Beitbridge – Crossing the border from Zimbabwe to South Africa is a hazardous journey, but rocketing numbers of people are braving rapids, crocodiles and watchful border guards as they flee the economic and political crisis in their homeland in search of a better life. The container truck grinds down the gears as it gets into position in the heavy vehicles queue. A pregnant woman climbs out of the passenger door and after some hurried instructions from the bearded driver approaches the security guard at Zimbabwe’s Beitbridge border post, the gateway to neighbouring South Africa. After passing him a folded bundle of Zimbabwean notes, the woman takes her stamped gate pass and goes past the queues to the final exit, where a baby-faced soldier and a sombre-looking police support unit trooper wave the woman through without checking the gate pass or demanding a passport. The same procedure takes place at the first South African security checkpoint. The woman crosses the immigration offices courtyard past the queues of incoming travellers and, having paid another security guard manning the exit R10, she ignores a group of police officers and proceeds to the waiting point, when the truck soon picks her up. Her two children, concealed under the heavy tarpaulin covering the load, have also entered South Africa.
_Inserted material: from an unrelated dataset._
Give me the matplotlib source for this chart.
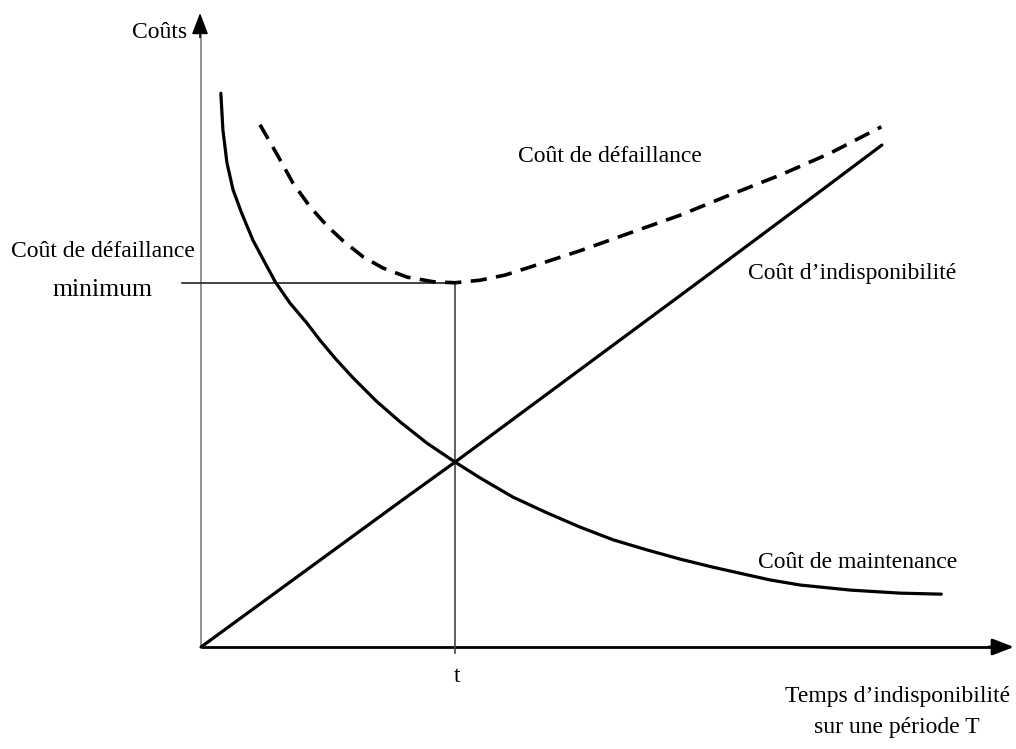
import matplotlib
matplotlib.use("Agg")
import matplotlib.pyplot as plt

plt.rcParams['font.family'] = ['Liberation Serif', 'DejaVu Serif']

# ---- data (arbitrary units, origin at 0,0) ----
maint_x = [0.39, 0.43, 0.51, 0.63, 0.80, 1.02, 1.26, 1.46, 1.75, 2.08, 2.34, 2.65, 2.99, 3.45, 3.92, 4.45, 5.0,
           5.49, 6.14, 6.81, 7.46, 8.11, 8.78, 9.43, 10.08, 10.75, 11.20, 11.79, 12.78, 13.76, 14.57]
maint_y = [10.90, 10.18, 9.53, 9.00, 8.54, 8.01, 7.56, 7.19, 6.77, 6.38, 6.04, 5.67, 5.30, 4.84, 4.43, 4.01, 3.64,
           3.33, 2.95, 2.64, 2.36, 2.11, 1.91, 1.73, 1.57, 1.42, 1.32, 1.22, 1.12, 1.06, 1.04]

indisp_x = [0.0, 2.0, 4.0, 5.0, 6.0, 8.0, 10.0, 12.0, 13.4]
indisp_y = [0.0, 1.46, 2.92, 3.64, 4.38, 5.86, 7.34, 8.83, 9.88]

defail_x = [1.16, 1.50, 1.81, 2.15, 2.48, 2.80, 3.19, 3.58, 4.06, 4.57, 5.0,
            5.49, 5.98, 6.48, 6.97, 7.46, 8.44, 9.43, 10.41, 11.40, 12.38, 13.39]
defail_y = [10.28, 9.69, 9.13, 8.66, 8.29, 7.99, 7.68, 7.46, 7.28, 7.19, 7.17,
            7.22, 7.32, 7.48, 7.64, 7.80, 8.15, 8.50, 8.90, 9.29, 9.72, 10.24]

t_opt = 5.0
cost_min = 7.17

label_y_axis = "Coûts"
label_x_axis = ["Temps d\u2019indisponibilité", "sur une période T"]
label_defail = "Coût de défaillance"
label_indisp = "Coût d\u2019indisponibilité"
label_maint = "Coût de maintenance"
label_min = ["Coût de défaillance", "minimum"]
label_t = "t"

# ---- figure ----
fig = plt.figure(figsize=(10.16, 7.49), dpi=100)
ax = fig.add_axes([0, 0, 1, 1])
ax.set_xlim(-3.957, 16.04)
ax.set_ylim(-2.008, 12.736)
ax.axis('off')

# axes lines
ax.plot([0, 0], [0, 12.2], color='#808080', lw=1.2, solid_capstyle='butt')
ax.plot([0, 15.7], [0, 0], color='black', lw=2.0, solid_capstyle='butt')
ax.annotate('', xy=(-0.02, 12.48), xytext=(-0.02, 12.0),
            arrowprops=dict(arrowstyle='-|>,head_length=1.3,head_width=0.5',
                            mutation_scale=10, color='black', lw=1.2,
                            shrinkA=0, shrinkB=0))
ax.annotate('', xy=(16.0, 0), xytext=(15.5, 0),
            arrowprops=dict(arrowstyle='-|>,head_length=1.3,head_width=0.5',
                            mutation_scale=10, color='black', lw=2.0,
                            shrinkA=0, shrinkB=0))

# reference lines
ax.plot([-0.38, t_opt], [cost_min, cost_min], color='#222222', lw=1.2)
ax.plot([t_opt, t_opt], [-0.12, cost_min], color='#444444', lw=1.2)

# curves
ax.plot(maint_x, maint_y, color='black', lw=2.3, solid_capstyle='round', solid_joinstyle='round')
ax.plot(indisp_x, indisp_y, color='black', lw=2.3, solid_capstyle='round')
ax.plot(defail_x, defail_y, color='black', lw=2.6, dashes=(4.5, 2.6))

# texts
fs = 17
ax.text(-0.28, 12.09, label_y_axis, fontsize=fs, ha='right', va='center')
ax.text(8.05, 9.65, label_defail, fontsize=fs, ha='center', va='center')
ax.text(10.77, 7.36, label_indisp, fontsize=fs, ha='left', va='center')
ax.text(10.96, 1.67, label_maint, fontsize=fs, ha='left', va='center')
ax.text(-1.93, 7.78, label_min[0], fontsize=fs, ha='center', va='center')
ax.text(-1.93, 7.03, label_min[1], fontsize=18.5, ha='center', va='center')
ax.text(5.04, -0.59, label_t, fontsize=fs, ha='center', va='center')
ax.text(13.70, -0.98, label_x_axis[0], fontsize=fs, ha='center', va='center')
ax.text(13.70, -1.59, label_x_axis[1], fontsize=fs, ha='center', va='center')

fig.savefig('out.png', dpi=100)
This is one of the many ways in which Zimbabweans desperate to jump the border beat ever-tightening South African security. While this woman found getting through the gate relatively easy on the morning of 28 December 2005, many more were feigning sleep as they lay on the lawn of a Beitbridge service station popularly known as the ‘last stop’, waiting for the sun to set and a better future in an unknown land famous for the high number of guns on the street. Newly arrived migrants from all over Zimbabwe meet with the latest deportees at this service station to wait for nightfall, when they slip across the Limpopo and breach the razor-sharp, three-tiered security fence on the South African side. When IRIN arrived at the ‘last stop’, over 300 prospective border-jumpers – almost half them repeat offenders – were basking in the scorching temperature. Most said leaving Zimbabwe was the only way out of the worsening socio-economic crisis, but the high cost of applying for a visa to South Africa made most of them resort to crossing illegally. “To apply for a South African visa one needs one thousand Rand [about $165] in cash. Most of us have never worked anywhere and do not have relatives in South Africa – even those with relatives and friends working there cannot get the money because they are poorly paid,” commented one.
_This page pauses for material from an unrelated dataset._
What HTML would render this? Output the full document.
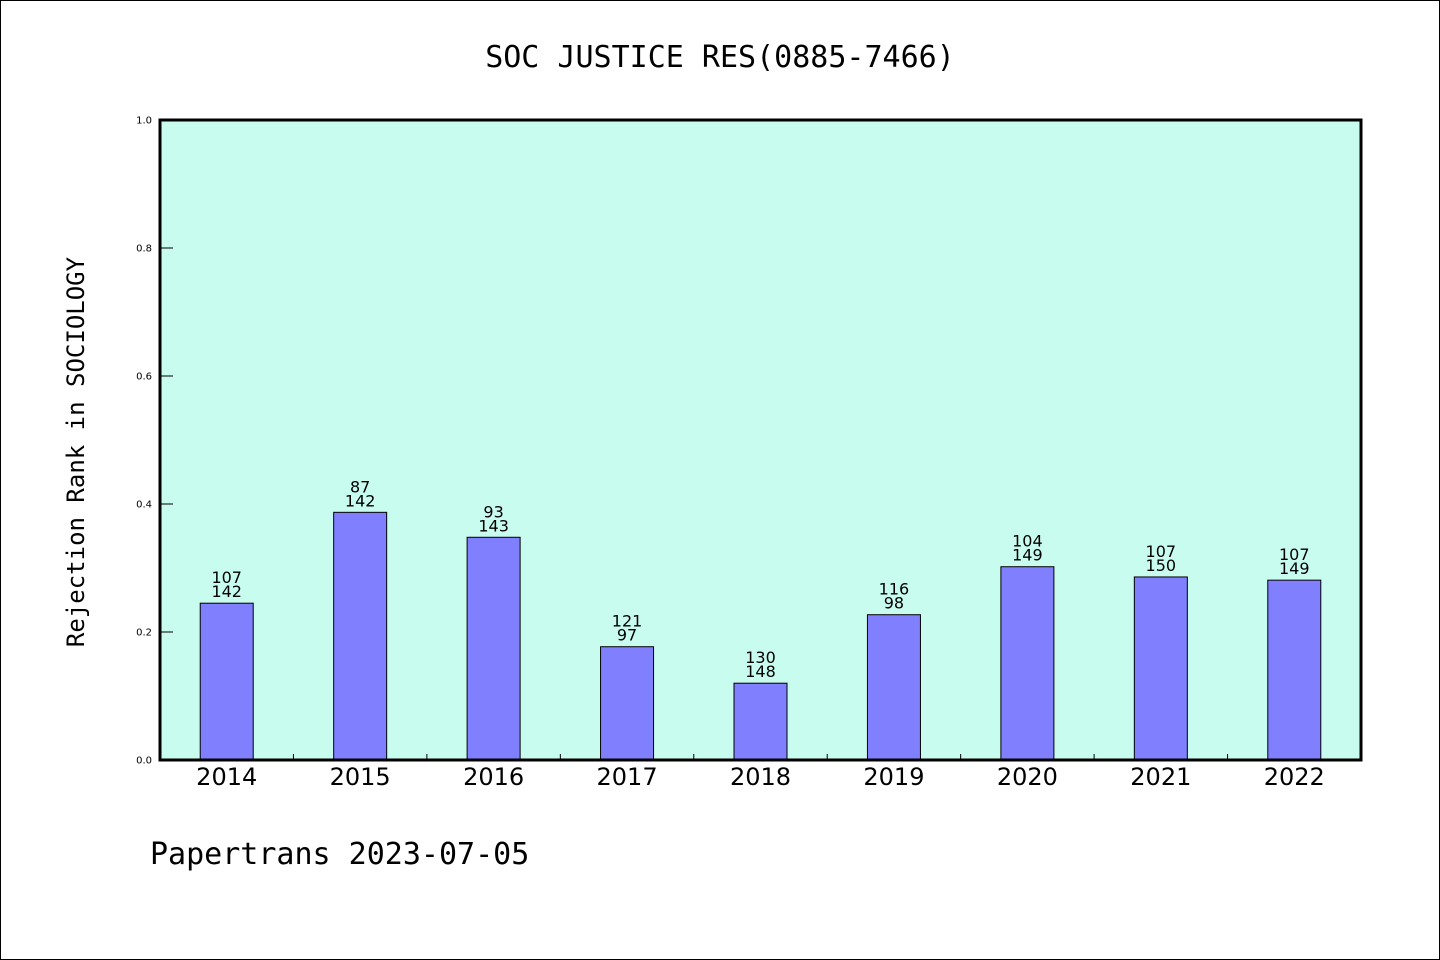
<!DOCTYPE html>
<html><head><meta charset="utf-8"><style>
body{margin:0;background:#fff}
svg{display:block}
text{font-family:"DejaVu Sans","Liberation Sans",sans-serif}
</style></head><body>
<svg id="chart" width="1440" height="960">
<rect x="0.5" y="0.5" width="1439" height="959" fill="#fff" stroke="#000"/>
<text x="720" y="67" text-anchor="middle" font-size="30" style="font-family:'DejaVu Sans Mono','Liberation Mono',monospace">SOC JUSTICE RES(0885-7466)</text>
<rect x="160" y="120" width="1201" height="640" fill="#c8fcee"/>
<g id="marks"></g>
<rect x="160" y="120" width="1201" height="640" fill="none" stroke="#000" stroke-width="3"/>
<text transform="translate(84,452) rotate(-90)" text-anchor="middle" font-size="24" style="font-family:'DejaVu Sans Mono','Liberation Mono',monospace">Rejection Rank in SOCIOLOGY</text>
<text x="150" y="864" font-size="30" style="font-family:'DejaVu Sans Mono','Liberation Mono',monospace">Papertrans 2023-07-05</text>
</svg>
<script>
const categories=["2014","2015","2016","2017","2018","2019","2020","2021","2022"];
const values=[0.245,0.387,0.348,0.177,0.120,0.227,0.302,0.286,0.281];
const ranks=[107,87,93,121,130,116,104,107,107];
const totals=[142,142,143,97,148,98,149,150,149];
const yTicks=[0,0.2,0.4,0.6,0.8,1.0];
const NS="http://www.w3.org/2000/svg";
const g=document.getElementById("marks");
const x0=160,x1=1361,y0=760,y1=120;
const slot=(x1-x0)/categories.length;
function xs(i){return x0+slot*(i+0.5);}
function ys(v){return y0-(y0-y1)*v;}
function mk(t,a){const e=document.createElementNS(NS,t);for(const k in a)e.setAttribute(k,a[k]);g.appendChild(e);return e;}
yTicks.forEach(v=>{
 const l=mk("line",{x1:160,x2:173,y1:ys(v),y2:ys(v),stroke:"#000","stroke-width":1});
 
 
 const t=mk("text",{x:152,y:ys(v)+3.5,"text-anchor":"end","font-size":10});
 t.textContent=v.toFixed(1);
 
 
});
for(let i=1;i<categories.length;i++){
 const xx=x0+slot*i;
 const l=mk("line",{x1:xx,x2:xx,y1:760,y2:754,stroke:"#000","stroke-width":1});
 
 
}
const bw=53;
categories.forEach((c,i)=>{
 const v=values[i];
 const cx=xs(i);
 const b=mk("rect",{x:cx-bw/2,y:ys(v),width:bw,height:y0-ys(v),fill:"#8080ff",stroke:"#000","stroke-width":1});
 
 
 const t1=mk("text",{x:cx,y:ys(v)-20,"text-anchor":"middle","font-size":16});
 t1.textContent=ranks[i];
 
 
 const t2=mk("text",{x:cx,y:ys(v)-6,"text-anchor":"middle","font-size":16});
 t2.textContent=totals[i];
 
 
 const xl=mk("text",{x:cx,y:785,"text-anchor":"middle","font-size":24});
 xl.textContent=c;
 
 
});
</script>
</body></html>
“With the state of the economy worsening daily in Zimbabwe, I find braving the crocodiles of the Limpopo and taking chances with the South African security services a better option. If I succeed, I go straight to Johannesburg [South Africa’s biggest commercial city]; if I get caught and deported, I come back here, take a rest and make several other attempts,” said Siduduzile Ndlovu, 27, a mother of two. While she hoped for a better future, possibly employed as a domestic worker, her companion, Debra Masomere, pregnant and travelling with her child and young brother, had few expectations. They had left Harare, the Zimbabwean capital, on 26 December and crossed the Limpopo twice, only to be nabbed and sent back. She weighed the grim reality of the crocodiles, being swept away by the flooded Limpopo and dodging the omnipresent soldiers, who do not take bribes anymore. “I do not know what to expect in Johannesburg. I have never been there and I do not have any relatives elsewhere in South Africa. The problems at home are forcing me to leave this hard way, and I can only hope for a new life in South Africa. I hope to register these children and the unborn one for social grants,” she explained.
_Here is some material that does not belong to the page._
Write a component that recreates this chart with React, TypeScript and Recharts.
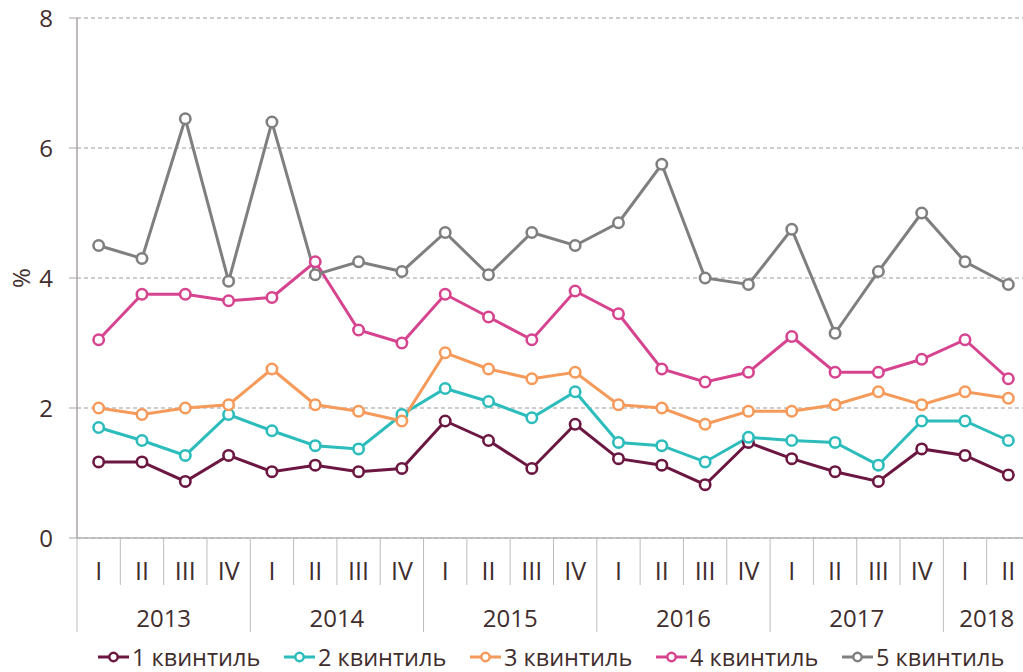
import React from "react";
import {
  LineChart,
  Line,
  XAxis,
  YAxis,
  CartesianGrid,
  Legend,
  Label,
} from "recharts";

const quarters = ["I", "II", "III", "IV", "I", "II", "III", "IV", "I", "II", "III", "IV", "I", "II", "III", "IV", "I", "II", "III", "IV", "I", "II"];
const years = ["2013", "2013", "2013", "2013", "2014", "2014", "2014", "2014", "2015", "2015", "2015", "2015", "2016", "2016", "2016", "2016", "2017", "2017", "2017", "2017", "2018", "2018"];

const quintile1 = [1.17, 1.17, 0.87, 1.27, 1.02, 1.12, 1.02, 1.07, 1.8, 1.5, 1.07, 1.75, 1.22, 1.12, 0.82, 1.47, 1.22, 1.02, 0.87, 1.37, 1.27, 0.97];
const quintile2 = [1.7, 1.5, 1.27, 1.9, 1.65, 1.42, 1.37, 1.9, 2.3, 2.1, 1.85, 2.25, 1.47, 1.42, 1.17, 1.55, 1.5, 1.47, 1.12, 1.8, 1.8, 1.5];
const quintile3 = [2.0, 1.9, 2.0, 2.05, 2.6, 2.05, 1.95, 1.8, 2.85, 2.6, 2.45, 2.55, 2.05, 2.0, 1.75, 1.95, 1.95, 2.05, 2.25, 2.05, 2.25, 2.15];
const quintile4 = [3.05, 3.75, 3.75, 3.65, 3.7, 4.25, 3.2, 3.0, 3.75, 3.4, 3.05, 3.8, 3.45, 2.6, 2.4, 2.55, 3.1, 2.55, 2.55, 2.75, 3.05, 2.45];
const quintile5 = [4.5, 4.3, 6.45, 3.95, 6.4, 4.05, 4.25, 4.1, 4.7, 4.05, 4.7, 4.5, 4.85, 5.75, 4.0, 3.9, 4.75, 3.15, 4.1, 5.0, 4.25, 3.9];

const seriesNames = ["1 квинтиль", "2 квинтиль", "3 квинтиль", "4 квинтиль", "5 квинтиль"];
const yTicks = [0, 2, 4, 6, 8];

const colors = ["#6b1741", "#2cbcbc", "#f59a5a", "#d6448f", "#7f7f7f"];
const TEXT = "#3f2d2d";
const FONT = "'Open Sans', sans-serif";

const data = quarters.map((q, i) => ({
  key: `${years[i]} ${q}`,
  q,
  year: years[i],
  q1: quintile1[i],
  q2: quintile2[i],
  q3: quintile3[i],
  q4: quintile4[i],
  q5: quintile5[i],
}));

const PLOT_W = 953;
const BAND = PLOT_W / data.length;

// quarter label + separators, year label drawn once under each year group
const QuarterTick = (props: any) => {
  const { x, y, payload } = props;
  const i = payload.index ?? props.index;
  const row = data[i];
  const half = payload.offset || BAND / 2;
  const left = x - half;
  const yearStart = i === 0 || data[i - 1].year !== row.year;
  const count = data.filter((d) => d.year === row.year).length;
  return (
    <g>
      <line x1={left} x2={left} y1={y} y2={y + (yearStart ? 94 : 47)} stroke="#bcbcbc" strokeWidth={1} />
      <text x={x} y={y + 42} textAnchor="middle" fill={TEXT} fontSize={25} fontFamily={FONT}>
        {row.q}
      </text>
      {yearStart && (
        <text x={left + count * half} y={y + 89} textAnchor="middle" fill={TEXT} fontSize={24} fontFamily={FONT}>
          {row.year}
        </text>
      )}
    </g>
  );
};

const LegendContent = ({ payload }: any) => (
  <div style={{ display: "flex", paddingLeft: 98, height: 24, alignItems: "center", fontFamily: FONT }}>
    {(payload || []).map((item: any) => (
      <div key={item.value} style={{ display: "flex", alignItems: "center", width: 186, height: 24 }}>
        <svg width={31} height={14}>
          <line x1={0} x2={31} y1={7} y2={7} stroke={item.color} strokeWidth={3} />
          <circle cx={15.5} cy={7} r={4.2} fill="#fff" stroke={item.color} strokeWidth={2.5} />
        </svg>
        <span style={{ marginLeft: 3, fontSize: 23.5, lineHeight: "24px", color: TEXT, whiteSpace: "nowrap" }}>
          {item.value}
        </span>
      </div>
    ))}
  </div>
);

export default function App() {
  const keys = ["q1", "q2", "q3", "q4", "q5"];
  return (
    <div
      style={{
        position: "absolute",
        left: 0,
        top: 0,
        width: 1023,
        height: 672,
        overflow: "hidden",
        background: "#fff",
      }}
    >
      <LineChart width={1040} height={672} data={data} margin={{ top: 18, right: 10, left: 0, bottom: 0 }}>
        <CartesianGrid vertical={false} stroke="#9b9b9b" strokeDasharray="4 3" />
        <XAxis
          dataKey="key"
          scale="band"
          interval={0}
          tickLine={false}
          tickSize={0}
          tickMargin={0}
          height={110}
          axisLine={{ stroke: "#b5b5b5", strokeWidth: 1.5 }}
          tick={QuarterTick}
        />
        <YAxis
          width={77}
          domain={[0, 8]}
          ticks={yTicks}
          interval={0}
          tickSize={8}
          tickMargin={16}
          axisLine={{ stroke: "#a8a3a3", strokeWidth: 1.5 }}
          tickLine={{ stroke: "#a8a3a3" }}
          tick={{ fill: TEXT, fontSize: 24, fontFamily: FONT }}
        >
          <Label
            content={(p: any) => {
              const vb = p.viewBox || {};
              const cy = (vb.y ?? 18) + (vb.height ?? 520) / 2;
              return (
                <text
                  transform={`translate(30, ${cy}) rotate(-90)`}
                  textAnchor="middle"
                  fill={TEXT}
                  fontSize={24}
                  fontFamily={FONT}
                >
                  %
                </text>
              );
            }}
          />
        </YAxis>
        <Legend
          verticalAlign="bottom"
          content={LegendContent}
          wrapperStyle={{ left: 0, width: 1040, top: 645 }}
        />
        {keys.map((k, i) => (
          <Line
            key={k}
            dataKey={k}
            name={seriesNames[i]}
            stroke={colors[i]}
            strokeWidth={3}
            dot={{ r: 5.2, strokeWidth: 2.6, fill: "#fff", stroke: colors[i] }}
            activeDot={false}
            isAnimationActive={false}
          />
        ))}
      </LineChart>
    </div>
  );
}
“Some friends told me I could get them new South African birth certificates if I get money enough to bribe officials at the Department of Home Affairs, but first I have to cross the river and make my way to Musina [in South Africa’s Limpopo province] on foot. I will only try to plan for Johannesburg as soon as I confirm that I am on my way there by reaching Polokwane [about halfway to Johannesburg],” said Masomere. Some of the women said they were going to join husbands and relatives in Johannesburg. Most said they hoped to return to Zimbabwe when the political and economic situation had improved, but were smuggling their children into South Africa in time for the opening of schools because of high fees and dropping educational standards at home. “At this point Zimbabwe is not a place to let children grow up in – it is not normal,” said a father of two boys, aged 2 and 4, who refused to be named. “My hope is to get my children South African citizenship, and place them in schools there. Lowered as the educational standards here are, we all realise that education has become expensive enough to be accessible only to the privileged few. I crossed the Limpopo yesterday with the boys, but got arrested and deported. I will go back again today because South Africa still offers a lot of hope.” Police officers at Beitbridge Police Station said it was alarming to see that most of the over 50,000 illegal migrants deported from South Africa between December 2005 and the first week of January 2006 were women and children. “Women have become the majority in deliveries to the station. We handle nearly 400 border-jumpers every day.

“Although we are supposed to fine them Z$25,000 for breaching a section of the Immigration Act [by entering another country without appropriate travel documents], most of them are so poor they do not have money. So we just screen them for wanted criminals and let them go, although we know that they wait for another chance to cross again, and they do,” said a senior immigration detective with Zimbabwe’s Criminal Investigation Department. He said most of them usually succeeded in crossing at the second or third attempt, because the lure of South Africa encouraged them to take the same risks repeatedly. IRIN also learnt from the police that ‘border guides’ had set up lucrative businesses helping people to cross the frontier and making it impossible for security agencies to stop the hordes. “The so-called border guides are local boys who claim to know every point where one can cross without the triple risk of being swept away, eaten by crocodiles or spotted by an army patrol while crossing the river,” said the detective. They then take these people to openings in the border fences. They rip the fences apart to make many cleverly concealed gaps. By studying the South African daily security patrol pattern from high points on the Zimbabwean side, they get to know which openings to use at what time. This way, many border jumpers slip through,” he explained.

Some of the ‘border guides’ confirmed that they charged each illegal migrant R50 to lead them across the river to a pre-arranged pick-up point for transport, but did not see this as exorbitant compared to the price transport owners charged. “We accept that these people have not worked and may not have any money, but if they can get R1,000 to pay the fee for a journey to Johannesburg without papers, they surely can pay R50 to cross a flooded river,” said a guide who called himself Jeff-Jeff. “You should not forget the great risk we take in leading these people through the security patrols and armed guards in private, wildlife-infested farms at night. The fee is much more reasonable when rated against the benefits of a new life in Johannesburg.” There is little doubt the exodus will increase in 2006, and deportees will be sent home in even larger numbers. One response is a reception and support centre being built by the International Organisation for Migration in Beitbridge. When opened in February, it will provide stranded deportees with food, clothing and bus fares to enable them to return to their homes. Whether they remain there is another matter.